It's not the DC. It's the high frequency crud that's generated at FULL POWER when the amp clips. The crud goes straight to the tweeter and "poof".
That's what would seem logical, but that's also not how it works. When you clip audio, as in music, the actual spectral distribution doesn't change a lot, but the RMS level does go up. It doesn't go up much differently than if you just changed the level without clipping, though, until you get into severe clipping. The effect is of course dependant on the music itself.

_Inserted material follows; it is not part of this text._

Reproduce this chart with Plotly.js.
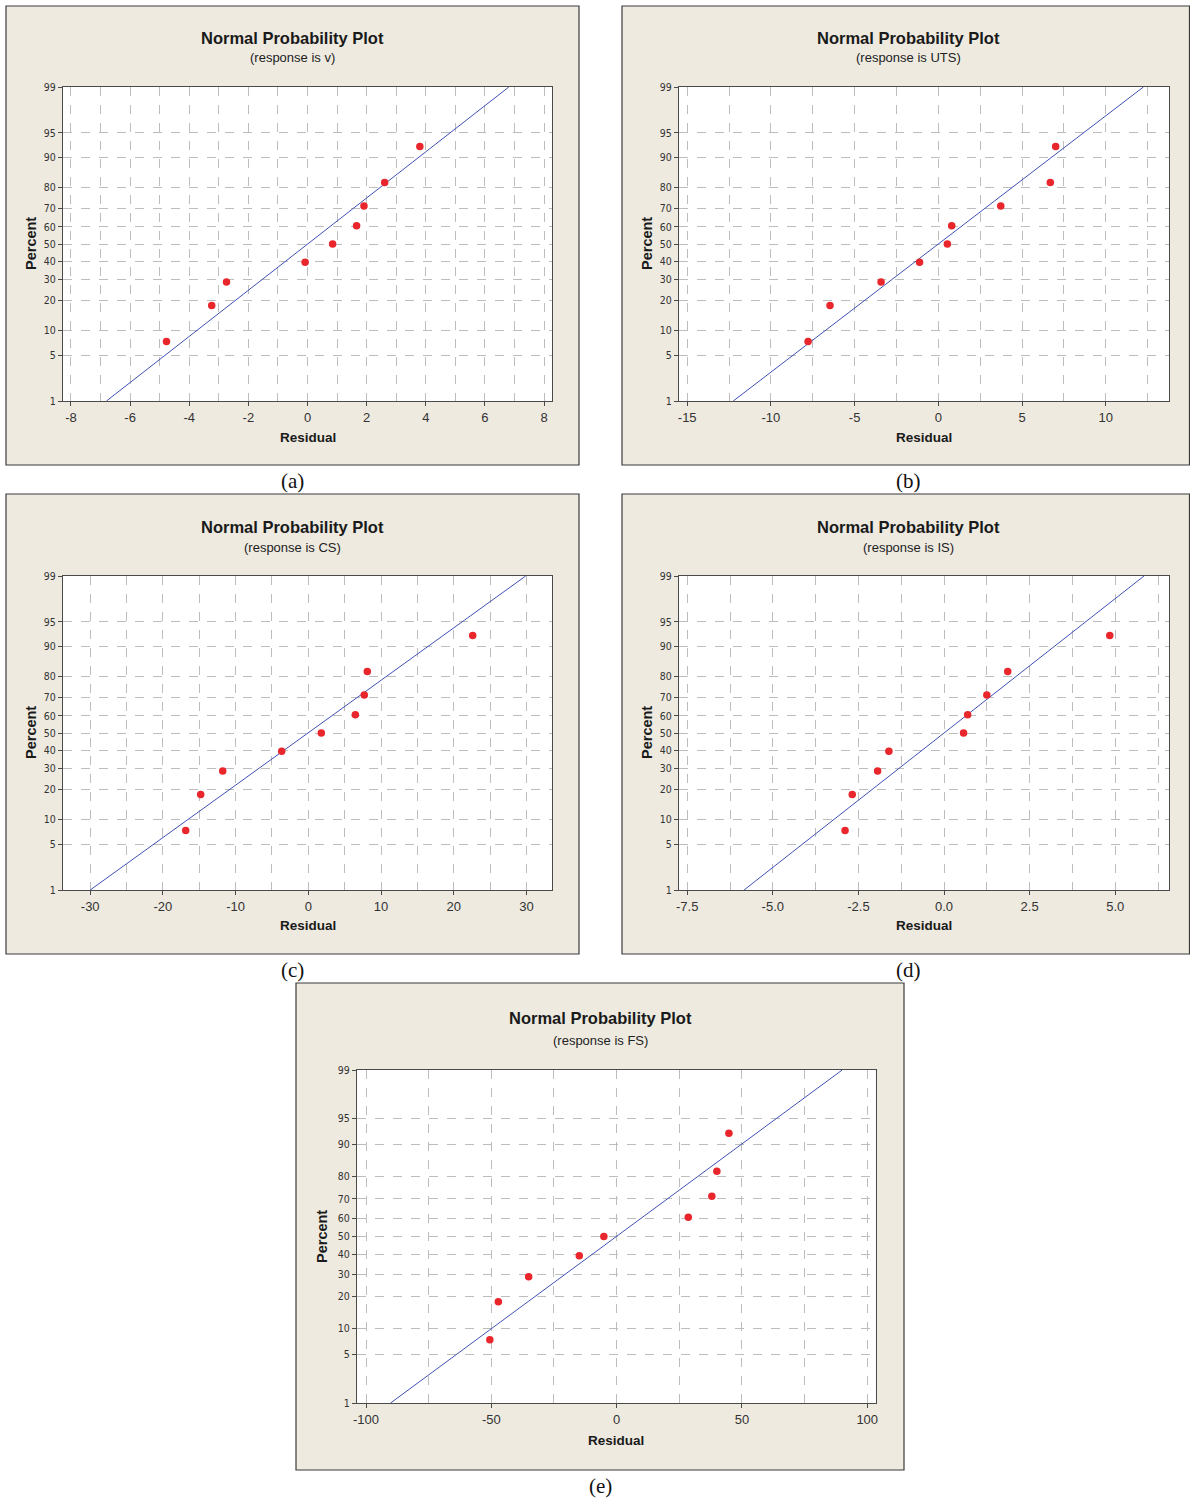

These are kind of hard to see, but it's a contemporary tune, which I chose because contemporary music is more dense and would clip more often. The lower plot pair is L/R without clipping, the upper plot pair is the same tune pushed 10dB past the clipping threshold. Notice the spectral distribution is nearly identical. This would not be true of a sine wave where no harmonics exist at all without distortion, but with the spectral distribution of music itself the actual contribution of the added harmonics is not easily seen. But you can see there is no high frequency content that is substantially different from the unclipped spectrum below it.
The detector algorithm in the spectral analysis is not true RMS of course, its an average, but the difference with this kind of signal won't be all that great.
The explanation is that clipping is a peak related function, and while it definitely adds harmonic content, that content is below that of the unclipped waveform, and is also distributed temporally, meaning it's not there for very long (existing only as long as a peak is clipped). So from the standpoint of RMS heating, it doesn't change the spectrum in complex signals.
The other thing is, 10dB is a LOT of clipping, something nobody would actually tolerate for very long. 3dB is actually a lot too, still very nasty sounding. The typical peak clipping people worry about in terms of blowing speakers isn't even 3dB, at least not for more than a brief instant, because audio pushed that far into clipping is simply unlistenable.
The RMS change is what's interesting. With just a few dB of clipping, the difference between a clipped signal and an unclipped signal with the same level increase is very small, if any. However, at 10dB of clipping, the difference is noticeable, with the RMS level of the clipped signal becoming higher sooner. However, this effect is highly program dependant, and as such there's no real way to generalize.
What we can say is that the heating caused by nominally clipped audio is no worse than unclipped audio of the same RMS level. In fact, the unclipped may be slightly more dangerous because it is not limited in maximum peak level like a clipped signal. The situation may change if there is gross and continuous clipping, or if the audio itself is pre processed for very high density.